-- begin --

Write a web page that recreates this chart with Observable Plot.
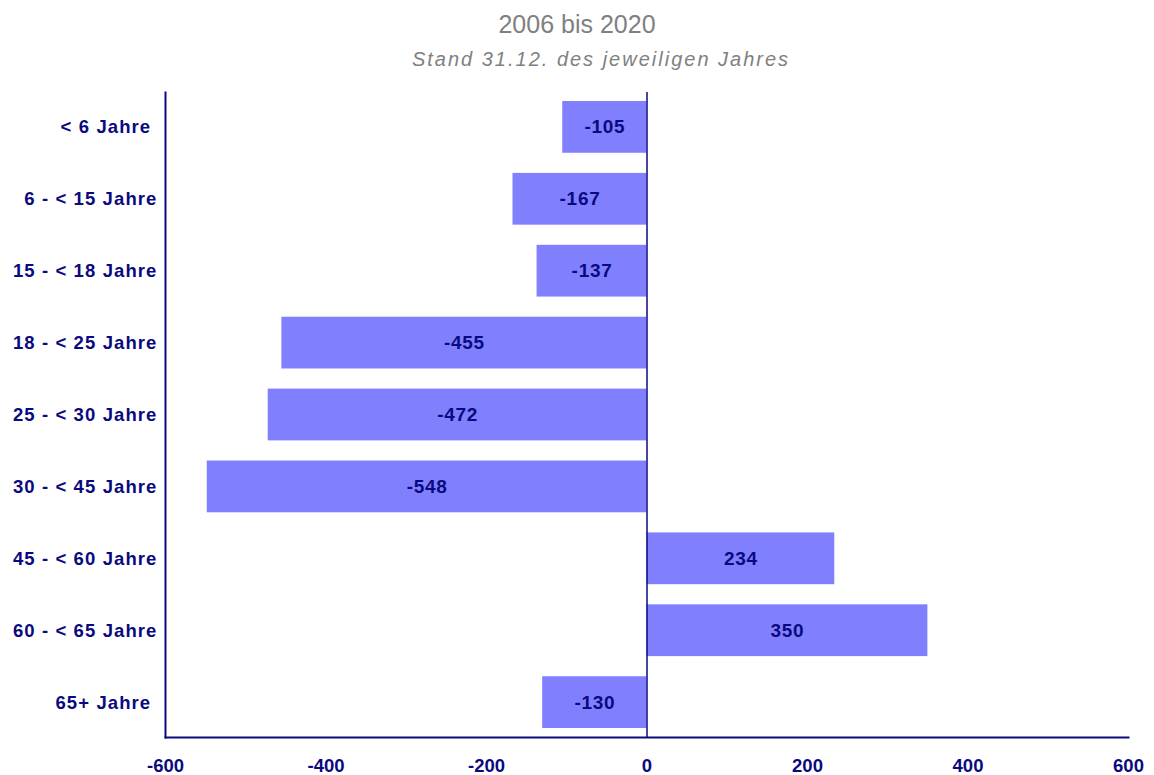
<!DOCTYPE html>
<html>
<head>
<meta charset="utf-8">
<script src="https://cdn.jsdelivr.net/npm/d3@7"></script>
<script src="https://cdn.jsdelivr.net/npm/@observablehq/plot@0.6"></script>
<style>
  html, body { margin: 0; padding: 0; background: #fff; }
  #header { width: 1154px; height: 80px; position: relative; font-family: "Liberation Sans", Arial, sans-serif; color: #808080; }
  #title { position: absolute; top: 9px; width: 100%; text-align: center; font-size: 25px; line-height: 30px; }
  #subtitle { position: absolute; top: 47px; left: 24px; width: 100%; text-align: center; font-size: 20px; line-height: 24px; font-style: italic; letter-spacing: 2px; }
  #chart svg text { font-family: "Liberation Sans", Arial, sans-serif; }
</style>
</head>
<body>
<div id="header">
  <div id="title">2006 bis 2020</div>
  <div id="subtitle">Stand 31.12. des jeweiligen Jahres</div>
</div>
<div id="chart"></div>
<script>
const categories = ["< 6 Jahre", "6 - < 15 Jahre", "15 - < 18 Jahre", "18 - < 25 Jahre", "25 - < 30 Jahre", "30 - < 45 Jahre", "45 - < 60 Jahre", "60 - < 65 Jahre", "65+ Jahre"];
const values = [-105, -167, -137, -455, -472, -548, 234, 350, -130];
const xTicks = [-600, -400, -200, 0, 200, 400, 600];
const trailingSpace = ["< 6 Jahre", "65+ Jahre"];

const navy = "#0a0a80";
const barColor = "#8080ff";
const data = categories.map((c, i) => ({cat: c, value: values[i]}));

const chart = Plot.plot({
  width: 1154,
  height: 695,
  marginTop: 12,
  marginBottom: 38,
  marginLeft: 165,
  marginRight: 26,
  style: {background: "#fff", color: navy},
  x: {domain: [-600, 600]},
  y: {domain: categories, paddingInner: 0.28, paddingOuter: 0.125, round: false},
  marks: [
    Plot.barX(data, {x: "value", y: "cat", fill: barColor}),
    Plot.text(data, {x: d => d.value / 2, y: "cat", text: d => String(d.value), fill: navy, fontSize: 19, fontWeight: "bold"}),
    Plot.ruleX([0], {stroke: navy, strokeWidth: 1.5}),
    Plot.frame({anchor: "left", stroke: navy, strokeWidth: 2}),
    Plot.frame({anchor: "bottom", stroke: navy, strokeWidth: 2}),
    Plot.axisY({tickSize: 0, tickPadding: 8, fontSize: 18.5, fontWeight: "bold", fill: navy, label: null,
      tickFormat: d => trailingSpace.includes(d) ? d + "\u00a0" : d}),
    Plot.axisX({ticks: xTicks, tickSize: 0, tickPadding: 21, fontSize: 18.5, fontWeight: "bold", fill: navy, label: null,
      tickFormat: d => String(d)})
  ]
});
document.getElementById("chart").appendChild(chart);
d3.select(chart).selectAll('g[aria-label="y-axis tick label"] text').style("letter-spacing", "1.1px");
d3.select(chart).selectAll('g[aria-label="text"] text').style("letter-spacing", "0.7px");
</script>
</body>
</html>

-- end --

What this task involves – Extract every line of the data exactly; pictures stay out.

Solved exercise –
Write a web page that recreates this chart with Observable Plot.
<!DOCTYPE html>
<html>
<head>
<meta charset="utf-8">
<script src="https://cdn.jsdelivr.net/npm/d3@7"></script>
<script src="https://cdn.jsdelivr.net/npm/@observablehq/plot@0.6"></script>
<style>
  html, body { margin: 0; padding: 0; background: #fff; }
  #header { width: 1154px; height: 80px; position: relative; font-family: "Liberation Sans", Arial, sans-serif; color: #808080; }
  #title { position: absolute; top: 9px; width: 100%; text-align: center; font-size: 25px; line-height: 30px; }
  #subtitle { position: absolute; top: 47px; left: 24px; width: 100%; text-align: center; font-size: 20px; line-height: 24px; font-style: italic; letter-spacing: 2px; }
  #chart svg text { font-family: "Liberation Sans", Arial, sans-serif; }
</style>
</head>
<body>
<div id="header">
  <div id="title">2006 bis 2020</div>
  <div id="subtitle">Stand 31.12. des jeweiligen Jahres</div>
</div>
<div id="chart"></div>
<script>
const categories = ["< 6 Jahre", "6 - < 15 Jahre", "15 - < 18 Jahre", "18 - < 25 Jahre", "25 - < 30 Jahre", "30 - < 45 Jahre", "45 - < 60 Jahre", "60 - < 65 Jahre", "65+ Jahre"];
const values = [-105, -167, -137, -455, -472, -548, 234, 350, -130];
const xTicks = [-600, -400, -200, 0, 200, 400, 600];
const trailingSpace = ["< 6 Jahre", "65+ Jahre"];

const navy = "#0a0a80";
const barColor = "#8080ff";
const data = categories.map((c, i) => ({cat: c, value: values[i]}));

const chart = Plot.plot({
  width: 1154,
  height: 695,
  marginTop: 12,
  marginBottom: 38,
  marginLeft: 165,
  marginRight: 26,
  style: {background: "#fff", color: navy},
  x: {domain: [-600, 600]},
  y: {domain: categories, paddingInner: 0.28, paddingOuter: 0.125, round: false},
  marks: [
    Plot.barX(data, {x: "value", y: "cat", fill: barColor}),
    Plot.text(data, {x: d => d.value / 2, y: "cat", text: d => String(d.value), fill: navy, fontSize: 19, fontWeight: "bold"}),
    Plot.ruleX([0], {stroke: navy, strokeWidth: 1.5}),
    Plot.frame({anchor: "left", stroke: navy, strokeWidth: 2}),
    Plot.frame({anchor: "bottom", stroke: navy, strokeWidth: 2}),
    Plot.axisY({tickSize: 0, tickPadding: 8, fontSize: 18.5, fontWeight: "bold", fill: navy, label: null,
      tickFormat: d => trailingSpace.includes(d) ? d + "\u00a0" : d}),
    Plot.axisX({ticks: xTicks, tickSize: 0, tickPadding: 21, fontSize: 18.5, fontWeight: "bold", fill: navy, label: null,
      tickFormat: d => String(d)})
  ]
});
document.getElementById("chart").appendChild(chart);
d3.select(chart).selectAll('g[aria-label="y-axis tick label"] text').style("letter-spacing", "1.1px");
d3.select(chart).selectAll('g[aria-label="text"] text').style("letter-spacing", "0.7px");
</script>
</body>
</html>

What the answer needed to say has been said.